Line1: Russian text and or not and other char
Line2: Russian text
Line3: Polish text
(Separator)Line4:===
Line5: Russian text and or not and other char
Line6: Russian text
Line7: Polish text
(Separator)Line8:===

Re: How to match Cyrillic characters with a regular expression

Posted: Mon Apr 08, 2019 2:35 am
by void

Re: How to match Cyrillic characters with a regular expression

Posted: Mon Apr 08, 2019 6:37 am
by Debugger
void - Well, yes, but I can not find anything on the subject that a regular expression in one line must include strictly defined characters (Russian), can not contain mixed text, English, Polish, German and other the same characters, etc.

.+[ЁёА-Яа-я.,„”"«—0-9)(]\n

Re: How to match Cyrillic characters with a regular expression

Posted: Mon Apr 08, 2019 7:57 am
by void
Requires PCRE in multiline mode:

^([\p{Cyrillic}]+[\-\.—0-9]+[\p{Cyrillic}\-\.—0-9]*|[\-\.—0-9]+[\p{Cyrillic}]+[\p{Cyrillic}\-\.—0-9]*)$

This will also match at least one Cyrillic character, which I assume you want, otherwise it would match a long string of numbers or dashes or dots.

^ = match start of string (or line, in multiline mode)
[] = match character in a set
\p{Cyrillic} = match a Cyrillic character
\- = match a literal -
\. = match a literal .
+ = match previous element one or more times.
* = match previous element zero or more times.
$ = match end of string (or line, in multiline mode)

Re: How to match Cyrillic characters with a regular expression

Posted: Mon Apr 08, 2019 9:06 am
by Debugger
Unfortunately, I do not use PCRE, but I switched to the Onigmo engine and it will work.
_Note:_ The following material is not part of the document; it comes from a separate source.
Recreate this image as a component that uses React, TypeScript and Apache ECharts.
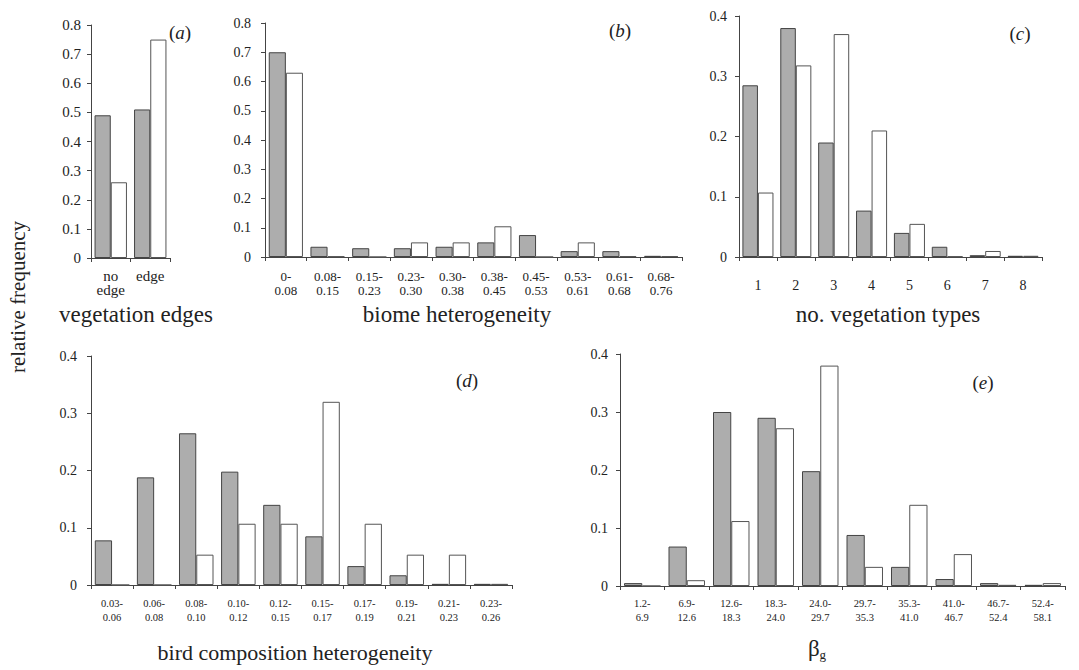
import React, { useEffect, useRef } from "react";
import * as echarts from "echarts";

// Panel (a) vegetation edges
const catsA = ["no\nedge", "edge"];
const greyA = [0.49, 0.51];
const whiteA = [0.26, 0.75];

// Panel (b) biome heterogeneity
const catsB = ["0-\n0.08", "0.08-\n0.15", "0.15-\n0.23", "0.23-\n0.30", "0.30-\n0.38", "0.38-\n0.45", "0.45-\n0.53", "0.53-\n0.61", "0.61-\n0.68", "0.68-\n0.76"];
const greyB = [0.70, 0.035, 0.03, 0.03, 0.035, 0.05, 0.075, 0.02, 0.02, 0.004];
const whiteB = [0.63, 0.002, 0.0, 0.05, 0.05, 0.105, 0.0, 0.05, 0.003, 0.003];

// Panel (c) no. vegetation types
const catsC = ["1", "2", "3", "4", "5", "6", "7", "8"];
const greyC = [0.285, 0.38, 0.19, 0.077, 0.04, 0.017, 0.003, 0.002];
const whiteC = [0.107, 0.318, 0.37, 0.21, 0.055, 0.001, 0.01, 0.002];

// Panel (d) bird composition heterogeneity
const catsD = ["0.03-\n0.06", "0.06-\n0.08", "0.08-\n0.10", "0.10-\n0.12", "0.12-\n0.15", "0.15-\n0.17", "0.17-\n0.19", "0.19-\n0.21", "0.21-\n0.23", "0.23-\n0.26"];
const greyD = [0.078, 0.188, 0.265, 0.198, 0.14, 0.085, 0.033, 0.017, 0.002, 0.002];
const whiteD = [0.0, 0.0, 0.053, 0.107, 0.107, 0.32, 0.107, 0.053, 0.053, 0.002];

// Panel (e) beta_g
const catsE = ["1.2-\n6.9", "6.9-\n12.6", "12.6-\n18.3", "18.3-\n24.0", "24.0-\n29.7", "29.7-\n35.3", "35.3-\n41.0", "41.0-\n46.7", "46.7-\n52.4", "52.4-\n58.1"];
const greyE = [0.005, 0.068, 0.30, 0.29, 0.198, 0.088, 0.033, 0.012, 0.005, 0.002];
const whiteE = [0.0, 0.01, 0.112, 0.272, 0.38, 0.033, 0.14, 0.055, 0.002, 0.005];

const yMaxes = [0.8, 0.8, 0.4, 0.4, 0.4];

const FONT = "Liberation Serif";

export default function App() {
  const ref = useRef<HTMLDivElement>(null);
  useEffect(() => {
    if (!ref.current) return;
    const chart = echarts.init(ref.current, undefined, { renderer: "svg" });
    const panels = [
      { cats: catsA, grey: greyA, white: whiteA, grid: { left: 91, top: 25, width: 79, height: 233 }, xFont: 15, xLine: 14, yFont: 15, yMargin: 10, xMargin: 11 },
      { cats: catsB, grey: greyB, white: whiteB, grid: { left: 265, top: 23, width: 417, height: 234 }, xFont: 13, xLine: 14, yFont: 14, yMargin: 14, xMargin: 12 },
      { cats: catsC, grey: greyC, white: whiteC, grid: { left: 739, top: 16, width: 303, height: 241 }, xFont: 14, xLine: 14, yFont: 14, yMargin: 12, xMargin: 21 },
      { cats: catsD, grey: greyD, white: whiteD, grid: { left: 91, top: 356, width: 421, height: 229 }, xFont: 10.5, xLine: 14, yFont: 14, yMargin: 14, xMargin: 11 },
      { cats: catsE, grey: greyE, white: whiteE, grid: { left: 620, top: 354, width: 445, height: 232 }, xFont: 10.5, xLine: 14, yFont: 14, yMargin: 12, xMargin: 10 },
    ];
    const axisLine = { show: true, lineStyle: { color: "#444", width: 1 } };
    const option: any = {
      animation: false,
      backgroundColor: "#fff",
      grid: panels.map((p) => ({ ...p.grid, containLabel: false })),
      xAxis: panels.map((p, i) => ({
        type: "category",
        gridIndex: i,
        data: p.cats,
        boundaryGap: true,
        axisLine,
        axisTick: { show: true, length: 4, lineStyle: { color: "#444" } },
        axisLabel: { fontFamily: FONT, fontSize: p.xFont, color: "#222", margin: p.xMargin, lineHeight: p.xLine, interval: 0 },
      })),
      yAxis: panels.map((p, i) => ({
        type: "value",
        gridIndex: i,
        min: 0,
        max: yMaxes[i],
        interval: 0.1,
        splitLine: { show: false },
        axisLine,
        axisTick: { show: true, length: 4, lineStyle: { color: "#444" } },
        axisLabel: {
          fontFamily: FONT,
          fontSize: p.yFont,
          color: "#222",
          margin: p.yMargin,
          formatter: (v: number) => (v === 0 ? "0" : v.toFixed(1)),
        },
      })),
      series: panels.flatMap((p, i) => [
        {
          type: "bar",
          xAxisIndex: i,
          yAxisIndex: i,
          data: p.grey,
          barGap: "0%",
          barCategoryGap: "18%",
          itemStyle: { color: "#adadad", borderColor: "#444", borderWidth: 1 },
        },
        {
          type: "bar",
          xAxisIndex: i,
          yAxisIndex: i,
          data: p.white,
          barGap: "0%",
          barCategoryGap: "18%",
          itemStyle: { color: "#ffffff", borderColor: "#555", borderWidth: 1 },
        },
      ]),
      graphic: [
        { type: "text", x: 18, y: 297, rotation: Math.PI / 2, style: { text: "relative frequency", font: `21px '${FONT}'`, fill: "#222", align: "center", verticalAlign: "middle" } },
        { type: "text", x: 136, y: 314, style: { text: "vegetation edges", font: `23px '${FONT}'`, fill: "#222", align: "center", verticalAlign: "middle" } },
        { type: "text", x: 457, y: 314, style: { text: "biome heterogeneity", font: `23px '${FONT}'`, fill: "#222", align: "center", verticalAlign: "middle" } },
        { type: "text", x: 888, y: 314, style: { text: "no. vegetation types", font: `23px '${FONT}'`, fill: "#222", align: "center", verticalAlign: "middle" } },
        { type: "text", x: 295, y: 652, style: { text: "bird composition heterogeneity", font: `22px '${FONT}'`, fill: "#222", align: "center", verticalAlign: "middle" } },
        {
          type: "text", x: 817, y: 648,
          style: {
            text: "{b|β}{s|g}", fill: "#222", align: "center", verticalAlign: "middle",
            rich: { b: { fontFamily: FONT, fontSize: 23, fill: "#222" }, s: { fontFamily: FONT, fontSize: 13, fill: "#222", padding: [12, 0, 0, 0] } },
          },
        },
        ...([
          ["a", 180, 32],
          ["b", 620, 30],
          ["c", 1020, 33],
          ["d", 467, 380],
          ["e", 983, 382],
        ] as [string, number, number][]).map(([l, x, y]) => ({
          type: "text", x, y,
          style: {
            text: `{n|(}{i|${l}}{n|)}`, align: "center", verticalAlign: "middle",
            rich: {
              n: { fontFamily: FONT, fontSize: 19, fill: "#222" },
              i: { fontFamily: FONT, fontSize: 19, fontStyle: "italic", fill: "#222" },
            },
          },
        })),
      ],
    };
    chart.setOption(option);
    return () => chart.dispose();
  }, []);
  return <div ref={ref} style={{ position: "fixed", left: 0, top: 0, width: 1079, height: 670, background: "#fff" }} />;
}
I have modified a of the regex:
^([\p{Cyrillic}]+[\-\.\,\!\…\?\(\)\„\”\,\;\\\/\*\#\@\&\:\.x{200B}—0-9\s]+[\p{Cyrillic}\-\.\,\!\…\?\(\)\„\”\,\;\\\/\*\#\@\&\:\.x{200B}—0-9\s]*|[\-\.\,\…\?\(\)\„\”\,\;\\\/\*\#\@\&\:\.x{200B}—0-9\s]+[\p{Cyrillic}]+[\p{Cyrillic}\-\.\,\!\…\?\(\)\„\”\,\;\\\/\*\#\@\&\:\.x{200B}—0-9\s]*)$

but wrong regex

Text included:
\p{Cyrillic}
!
!!
!!!
!!!!
?
??
???
… (unicode)
— (unicode)
-
.
..
...
,
0-9
(
)
„ (unicode)
„ (unicode)
"
\s (space)
\
/
\x{200B} or really maybe .\x{200B}
*
#
@
&
:
;